For a domain move, 301 redirects are the main tool. They clearly tell browsers and search engines that the change is permanent and that signals should be transferred to the new domain over time. Canonical tags are helpful when you must keep multiple URLs or parameters live for the same content, but they are only a hint and not a full replacement for redirects. In most rebrand or consolidation scenarios, you should implement whole-domain 301 redirects and then use canonical tags to tidy up any remaining duplicate URL patterns on the new primary domain.

A parked domain is an additional domain you own that does not host its own full website. At the hosting level, it can either act as an alias for another domain or it can redirect to a primary site. For SEO, the safer option is almost always to set parked domains to issue a 301 redirect to your main domain (or a specific landing page). This applies to typo domains, defensive registrations and old brand names after a rebrand. Avoid using parked domains to serve the same site as a direct alias without redirects, as this can create duplicate content and split ranking signals.

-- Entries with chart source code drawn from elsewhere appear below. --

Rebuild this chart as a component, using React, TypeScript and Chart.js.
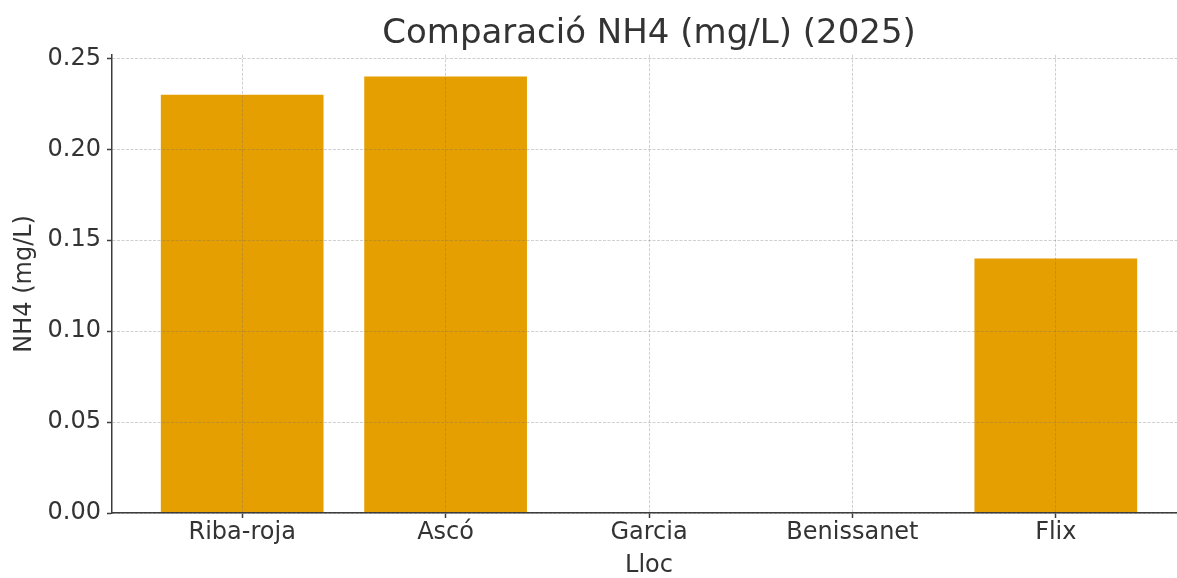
import React, { useEffect, useRef } from "react";
import { Chart, registerables } from "chart.js";

Chart.register(...registerables);

const categories: string[] = ["Riba-roja", "Ascó", "Garcia", "Benissanet", "Flix"];
const nh4Values: (number | null)[] = [0.23, 0.24, null, null, 0.14];
const yTicks: number[] = [0, 0.05, 0.1, 0.15, 0.2, 0.25];
const titleText = "Comparació NH4 (mg/L) (2025)";
const xLabel = "Lloc";
const yLabel = "NH4 (mg/L)";

const FONT = "'DejaVu Sans', sans-serif";
const TEXT = "#333333";
const AXIS = "#3d3d3d";

export default function App() {
  const ref = useRef<HTMLCanvasElement | null>(null);
  useEffect(() => {
    document.body.style.margin = "0";
    const canvas = ref.current;
    if (!canvas) return;
    const chart = new Chart(canvas, {
      type: "bar",
      data: {
        datasets: [
          {
            label: yLabel,
            data: categories.map((_, i) => ({ x: i, y: nh4Values[i] })) as any,
            backgroundColor: "#E69F00",
            borderWidth: 0,
            barPercentage: 0.8,
            categoryPercentage: 1,
          },
        ],
      },
      options: {
        responsive: false,
        animation: false,
        layout: { padding: 0 },
        plugins: {
          legend: { display: false },
          tooltip: { enabled: false },
          title: {
            display: true,
            text: titleText,
            fullSize: false,
            color: TEXT,
            font: { family: FONT, size: 34, weight: "normal" as any },
            padding: { top: 14, bottom: 0 },
          },
        },
        scales: {
          x: {
            type: "linear",
            position: "bottom",
            offset: false,
            min: -0.64,
            max: 4.64,
            afterBuildTicks: (scale: any) => {
              scale.ticks = categories.map((_, i) => ({ value: i }));
            },
            afterFit: (scale: any) => {
              scale.height = 65;
            },
            ticks: {
              autoSkip: false,
              maxRotation: 0,
              color: TEXT,
              padding: 0.5,
              font: { family: FONT, size: 24 },
              callback: (v: any) => categories[Math.round(Number(v))] ?? "",
            },
            grid: {
              offset: false,
              color: "rgba(110,110,110,0.32)",
              lineWidth: 1,
              z: 1,
              drawTicks: true,
              tickLength: 5,
              tickColor: AXIS,
              tickWidth: 1.5,
              tickBorderDash: [],
            },
            border: { display: true, color: AXIS, width: 1.5, dash: [3, 1.5], z: 2 },
            title: {
              display: true,
              text: xLabel,
              color: TEXT,
              font: { family: FONT, size: 24, lineHeight: 1 },
              padding: { top: 0, bottom: 0 },
            },
          },
          y: {
            type: "linear",
            position: "left",
            min: 0,
            max: 0.252,
            afterBuildTicks: (scale: any) => {
              scale.ticks = yTicks.map((v) => ({ value: v }));
            },
            afterFit: (scale: any) => {
              scale.width = 112;
            },
            ticks: {
              color: TEXT,
              padding: 6,
              font: { family: FONT, size: 24 },
              callback: (v: any) => Number(v).toFixed(2),
            },
            grid: {
              color: "rgba(110,110,110,0.32)",
              lineWidth: 1,
              z: 1,
              drawTicks: true,
              tickLength: 5,
              tickColor: AXIS,
              tickWidth: 1.5,
              tickBorderDash: [],
            },
            border: { display: true, color: AXIS, width: 1.5, dash: [3, 1.5], z: 2 },
            title: {
              display: true,
              text: yLabel,
              color: TEXT,
              font: { family: FONT, size: 24 },
              padding: { top: 10, bottom: 0 },
            },
          },
        },
      },
    });
    return () => chart.destroy();
  }, []);
  return (
    <div style={{ width: 1177, height: 578, overflow: "hidden", position: "relative", background: "#fff" }}>
      <canvas ref={ref} width={1186} height={578} style={{ display: "block" }} />
    </div>
  );
}
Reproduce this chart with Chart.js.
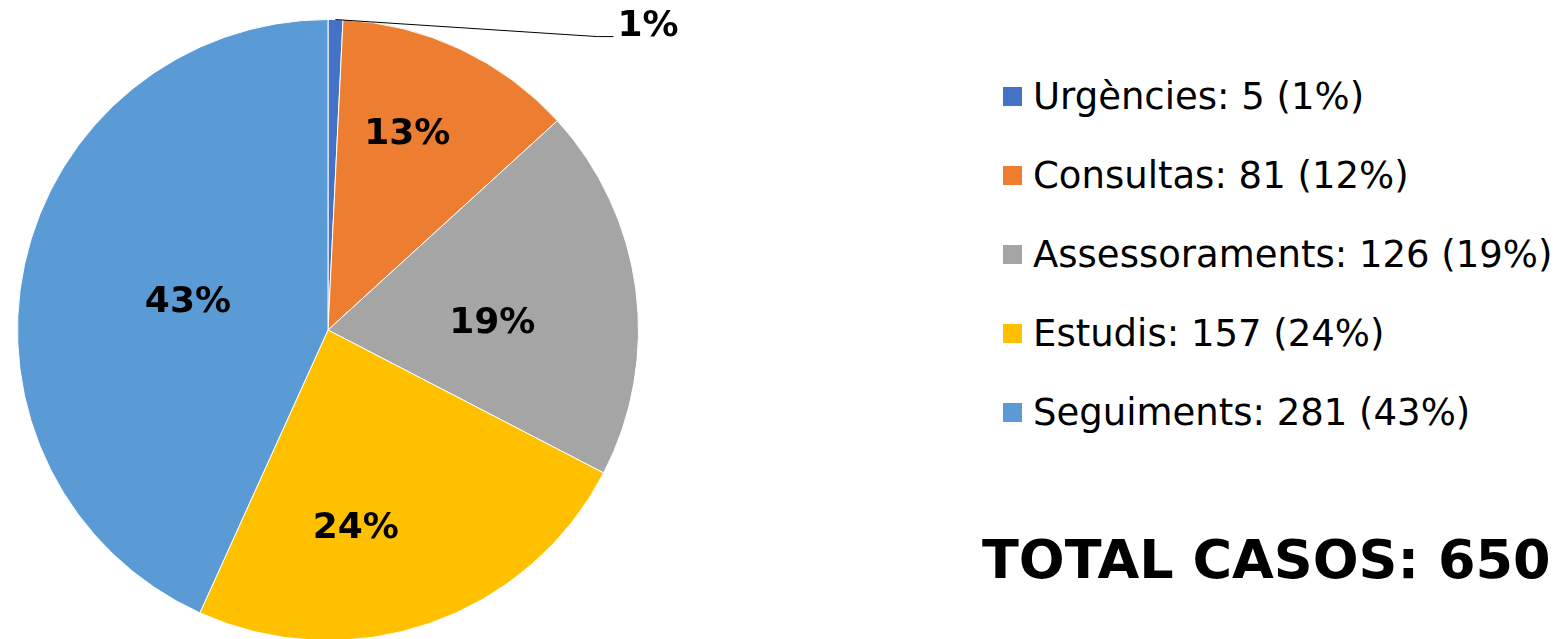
<!DOCTYPE html>
<html>
<head>
<meta charset="utf-8">
<script src="https://cdn.jsdelivr.net/npm/chart.js@4/dist/chart.umd.min.js"></script>
<style>
  html, body { margin: 0; padding: 0; background: #fff; width: 1563px; height: 639px; overflow: hidden; }
  body { position: relative; font-family: "DejaVu Sans", Verdana, sans-serif; }
  #pieBox { position: absolute; left: 0; top: 0; width: 760px; height: 660px; }
  #legend { position: absolute; left: 1003px; top: 57px; }
  .row { display: flex; align-items: center; height: 79px; font-size: 37px; line-height: 37px; color: #000; white-space: nowrap; }
  .box { width: 19px; height: 19px; margin-right: 11px; flex: none; }
  #total { position: absolute; left: 982px; top: 530px; font-size: 54px; font-weight: bold; line-height: 60px; white-space: nowrap; }
</style>
</head>
<body>
<div id="pieBox"><canvas id="pie"></canvas></div>
<div id="legend"></div>
<div id="total"></div>
<script>
// data
const categories = ['Urgències', 'Consultas', 'Assessoraments', 'Estudis', 'Seguiments'];
const cases = [5, 81, 126, 157, 281];
const legendPct = ['1%', '12%', '19%', '24%', '43%'];   // as written in the legend
const sliceLabels = ['1%', '13%', '19%', '24%', '43%']; // as written on the pie
const totalCases = 650;

const colors = ['#4472C4', '#ED7D31', '#A5A5A5', '#FFC000', '#5B9BD5'];

// legend + total as html, built from the arrays
const legend = document.getElementById('legend');
categories.forEach((cat, i) => {
  const row = document.createElement('div');
  row.className = 'row';
  row.innerHTML = '<span class="box" style="background:' + colors[i] + '"></span>' +
    '<span>' + cat + ': ' + cases[i] + ' (' + legendPct[i] + ')</span>';
  legend.appendChild(row);
});
document.getElementById('total').textContent = 'TOTAL CASOS: ' + totalCases;

// where each percent label sits: fraction of radius and angle shift (deg)
// null => outside label with a leader line
const labelPlace = [null, [0.69, -3.5], [0.53, 4], [0.634, 11], [0.462, 0.3]];
const labelSize = 36;

const sliceLabelPlugin = {
  id: 'sliceLabels',
  afterDatasetsDraw(chart) {
    const ctx = chart.ctx;
    const arcs = chart.getDatasetMeta(0).data;
    ctx.save();
    ctx.font = 'bold ' + labelSize + 'px "DejaVu Sans"';
    ctx.fillStyle = '#000';
    ctx.textBaseline = 'alphabetic';
    arcs.forEach((arc, i) => {
      const p = arc.getProps(['x', 'y', 'startAngle', 'endAngle', 'outerRadius'], true);
      const mid = (p.startAngle + p.endAngle) / 2;
      const capHalf = 0.729 * labelSize / 2;
      if (labelPlace[i] === null) {
        // leader line from the rim out to the right
        const sx = p.x + Math.cos(mid) * p.outerRadius;
        const sy = p.y + Math.sin(mid) * p.outerRadius;
        const ex = sx + 262, ey = sy + 17;
        ctx.strokeStyle = '#000';
        ctx.lineWidth = 1;
        ctx.beginPath();
        ctx.moveTo(sx, sy);
        ctx.lineTo(ex, ey);
        ctx.lineTo(ex + 16, ey);
        ctx.stroke();
        ctx.textAlign = 'left';
        ctx.fillText(sliceLabels[i], ex + 20, ey - 1);
      } else {
        const a = mid + labelPlace[i][1] * Math.PI / 180;
        const r = p.outerRadius * labelPlace[i][0];
        ctx.textAlign = 'center';
        ctx.fillText(sliceLabels[i], p.x + Math.cos(a) * r, p.y + Math.sin(a) * r + capHalf);
      }
    });
    ctx.restore();
  }
};

const ctx = document.getElementById('pie').getContext('2d');
const pieChart = new Chart(ctx, {
  type: 'pie',
  data: {
    labels: categories,
    datasets: [{
      data: cases,
      backgroundColor: colors,
      borderColor: '#fff',
      borderWidth: 1
    }]
  },
  options: {
    responsive: true,
    maintainAspectRatio: false,
    animation: false,
    layout: { padding: { left: 17, top: 19, right: 121, bottom: 19 } },
    plugins: {
      legend: { display: false },
      tooltip: { enabled: false }
    }
  },
  plugins: [sliceLabelPlugin]
});
</script>
</body>
</html>
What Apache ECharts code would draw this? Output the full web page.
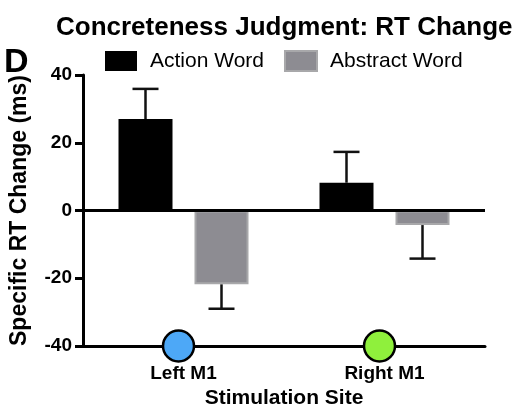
<!DOCTYPE html>
<html>
<head>
<meta charset="utf-8">
<script src="https://cdn.jsdelivr.net/npm/echarts@6/dist/echarts.min.js"></script>
<style>
  html, body { margin: 0; padding: 0; background: #fff; }
  #main { width: 517px; height: 415px; }
</style>
</head>
<body>
<div id="main"></div>
<script>
var sites = ['Left M1', 'Right M1'];
var actionMean = [27.0, 8.2];
var actionErr = [8.9, 9.1];
var abstractMean = [-21.8, -4.3];
var abstractErr = [7.2, 9.9];
var siteColors = ['#4da8f7', '#8ff03c'];
var siteMarker = [-40, -40];

var font = '"Liberation Sans", Arial, sans-serif';
var barWidth = 54;
var barGapPx = 22;
var dom = document.getElementById('main');
var myChart = echarts.init(dom);

function errorBar(offsetSign) {
    return function (params, api) {
        var cat = api.value(0);
        var mean = api.value(1);
        var err = api.value(2);
        var end = mean >= 0 ? mean + err : mean - err;
        var p0 = api.coord([cat, mean]);
        var p1 = api.coord([cat, end]);
        var dx = offsetSign * (barWidth + barGapPx) / 2;
        var x = p0[0] + dx;
        var style = { stroke: '#111', lineWidth: 2.5 };
        return {
            type: 'group',
            children: [
                { type: 'line', shape: { x1: x, y1: p0[1], x2: x, y2: p1[1] }, style: style },
                { type: 'line', shape: { x1: x - 13, y1: p1[1], x2: x + 13, y2: p1[1] }, style: style }
            ]
        };
    };
}

var option = {
    animation: false,
    textStyle: { fontFamily: font },
    title: {
        text: 'Concreteness Judgment: RT Change',
        left: 51,
        top: 10,
        textStyle: { fontFamily: font, fontSize: 26, fontWeight: 'bold', color: '#000' }
    },
    graphic: [{
        type: 'text',
        left: 4,
        top: 46,
        style: { text: 'D', font: 'bold 34px ' + font, fill: '#000' }
    }],
    legend: {
        data: ['Action Word', 'Abstract Word'],
        left: 100,
        top: 45,
        itemWidth: 32,
        itemHeight: 20,
        itemGap: 20,
        icon: 'rect',
        textStyle: { fontFamily: font, fontSize: 21, color: '#000', padding: [0, 0, 0, 8] }
    },
    grid: { left: 83, right: 32, top: 75, bottom: 69 },
    xAxis: {
        type: 'category',
        data: sites,
        name: 'Stimulation Site',
        nameLocation: 'middle',
        nameGap: 37,
        nameTextStyle: { fontFamily: font, fontSize: 21, fontWeight: 'bold', color: '#000' },
        axisLine: { onZero: false, lineStyle: { color: '#000', width: 3 } },
        axisTick: { show: false },
        axisLabel: { margin: 18, fontFamily: font, fontSize: 19, fontWeight: 'bold', color: '#000' }
    },
    yAxis: {
        type: 'value',
        min: -40,
        max: 40,
        interval: 20,
        name: 'Specific RT Change (ms)',
        nameLocation: 'middle',
        nameGap: 52,
        nameTextStyle: { fontFamily: font, fontSize: 23, fontWeight: 'bold', color: '#000' },
        axisLine: { show: true, lineStyle: { color: '#000', width: 3 } },
        axisTick: { show: true, length: 8, lineStyle: { color: '#000', width: 3 } },
        axisLabel: { margin: 11, fontFamily: font, fontSize: 19, fontWeight: 'bold', color: '#000' },
        splitLine: { show: false }
    },
    series: [
        {
            name: 'Action Word',
            type: 'bar',
            data: actionMean,
            barWidth: barWidth,
            barGap: (barGapPx / barWidth * 100) + '%',
            itemStyle: { color: '#000' },
            markLine: {
                silent: true,
                symbol: 'none',
                label: { show: false },
                lineStyle: { color: '#000', width: 3, type: 'solid' },
                data: [{ yAxis: 0 }]
            }
        },
        {
            name: 'Abstract Word',
            type: 'bar',
            data: abstractMean,
            barWidth: barWidth,
            itemStyle: { color: '#8d8c92', borderColor: '#a8a8aa', borderWidth: 2 }
        },
        {
            type: 'custom',
            renderItem: errorBar(-1),
            data: actionMean.map(function (v, i) { return [i, v, actionErr[i]]; }),
            z: 5
        },
        {
            type: 'custom',
            renderItem: errorBar(1),
            data: abstractMean.map(function (v, i) { return [i, v, abstractErr[i]]; }),
            z: 5
        },
        {
            type: 'scatter',
            data: siteMarker.map(function (v, i) {
                return { value: v, itemStyle: { color: siteColors[i] } };
            }),
            symbolSize: 31,
            symbolOffset: [-5, 0],
            clip: false,
            z: 10,
            itemStyle: { borderColor: '#000', borderWidth: 2.5, opacity: 1 }
        }
    ]
};

if (option && typeof option === 'object') {
    myChart.setOption(option);
}
</script>
</body>
</html>
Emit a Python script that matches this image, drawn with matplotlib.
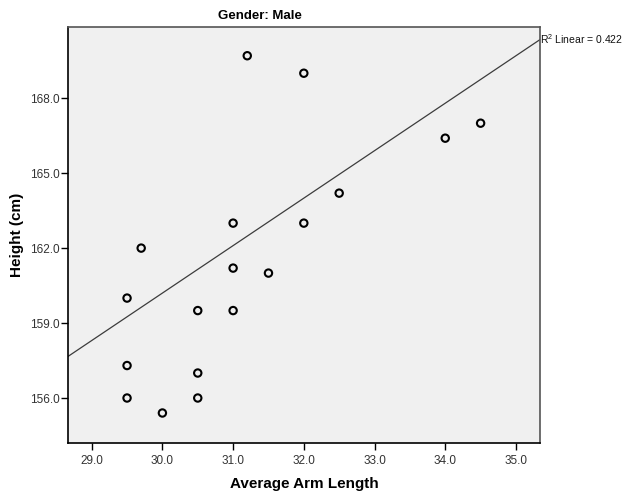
import numpy as np
import matplotlib
matplotlib.use("Agg")
import matplotlib.pyplot as plt

plt.rcParams["font.family"] = ["Liberation Sans", "DejaVu Sans"]
plt.rcParams["mathtext.fontset"] = "custom"
plt.rcParams["mathtext.rm"] = "Liberation Sans"
plt.rcParams["mathtext.it"] = "Liberation Sans"

arm_length = [29.5, 29.7, 29.5, 29.5, 30.0, 30.5, 30.5, 30.5, 31.0,
              31.0, 31.0, 31.2, 31.5, 32.0, 32.0, 32.5, 34.0, 34.5]
height = [160.0, 162.0, 157.3, 156.0, 155.4, 159.5, 157.0, 156.0, 163.0,
          161.2, 159.5, 169.7, 161.0, 169.0, 163.0, 164.2, 166.4, 167.0]

# linear fit as shown on the chart
fit_slope = 1.90
fit_intercept = 103.2

x_ticks = [29.0, 30.0, 31.0, 32.0, 33.0, 34.0, 35.0]
y_ticks = [156.0, 159.0, 162.0, 165.0, 168.0]
r2_label = "R$^2$ Linear = 0.422"

xlim = (28.665, 35.34)
ylim = (154.2, 170.85)

fig = plt.figure(figsize=(6.25, 4.91), dpi=100)
ax = fig.add_axes([0.1088, 0.0978, 0.7552, 0.8472])
ax.set_facecolor("#f0f0f0")

xs = np.array(xlim)
ax.plot(xs, fit_slope * xs + fit_intercept, color="#3c3c3c", linewidth=0.9, zorder=2)

ax.scatter(arm_length, height, s=28, facecolors="none", edgecolors="black",
           linewidths=1.5, zorder=3)

ax.set_xlim(xlim)
ax.set_ylim(ylim)
ax.set_xticks(x_ticks)
ax.set_yticks(y_ticks)
ax.set_xticklabels([f"{v:.1f}" for v in x_ticks])
ax.set_yticklabels([f"{v:.1f}" for v in y_ticks])
ax.tick_params(direction="out", length=5, width=1, labelsize=8.5,
               labelcolor="#333333", color="black", pad=1)
ax.tick_params(axis="x", pad=4)

for side in ["top", "right"]:
    ax.spines[side].set_color("#555555")
for side in ["left", "bottom"]:
    ax.spines[side].set_color("black")
for sp in ax.spines.values():
    sp.set_linewidth(1.2)

fig.text(0.416, 0.967, "Gender: Male", fontsize=9.5, fontweight="bold",
         ha="center", va="center",
         family=["Liberation Sans Narrow", "Liberation Sans", "DejaVu Sans"])
ax.set_xlabel("Average Arm Length", fontsize=11, fontweight="bold", labelpad=7)
ax.set_ylabel("Height (cm)", fontsize=11, fontweight="bold", labelpad=4)

ax.text(xlim[1], fit_slope * xlim[1] + fit_intercept, r2_label, fontsize=7.5,
        ha="left", va="center", clip_on=False, color="#111111")

fig.savefig("out.png", dpi=100)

If you buy country-code domains (ccTLDs) mainly for brand protection and do not plan to build separate localized sites, the simplest and safest option is to 301 redirect those ccTLDs to your main domain. For example, brandname.de → brandname.com. If you decide to build fully localized sites later, then each ccTLD should host its own content and use hreflang to connect the language versions. In that case, treat each ccTLD as a primary domain for its market, not just a parked alias, and plan a proper international SEO structure.

Yes, if users can type or click an HTTPS URL for those domains, you should install valid SSL certificates even if the domain immediately redirects. The browser first performs an HTTPS handshake with the domain, and only then can the web server send a 301 redirect. Without a valid certificate, users may see security warnings and never reach your primary site. You can use multi-domain certificates, separate certificates or a mix of wildcard and SANs, depending on how many domains you manage and how your hosting with dchost.com is structured.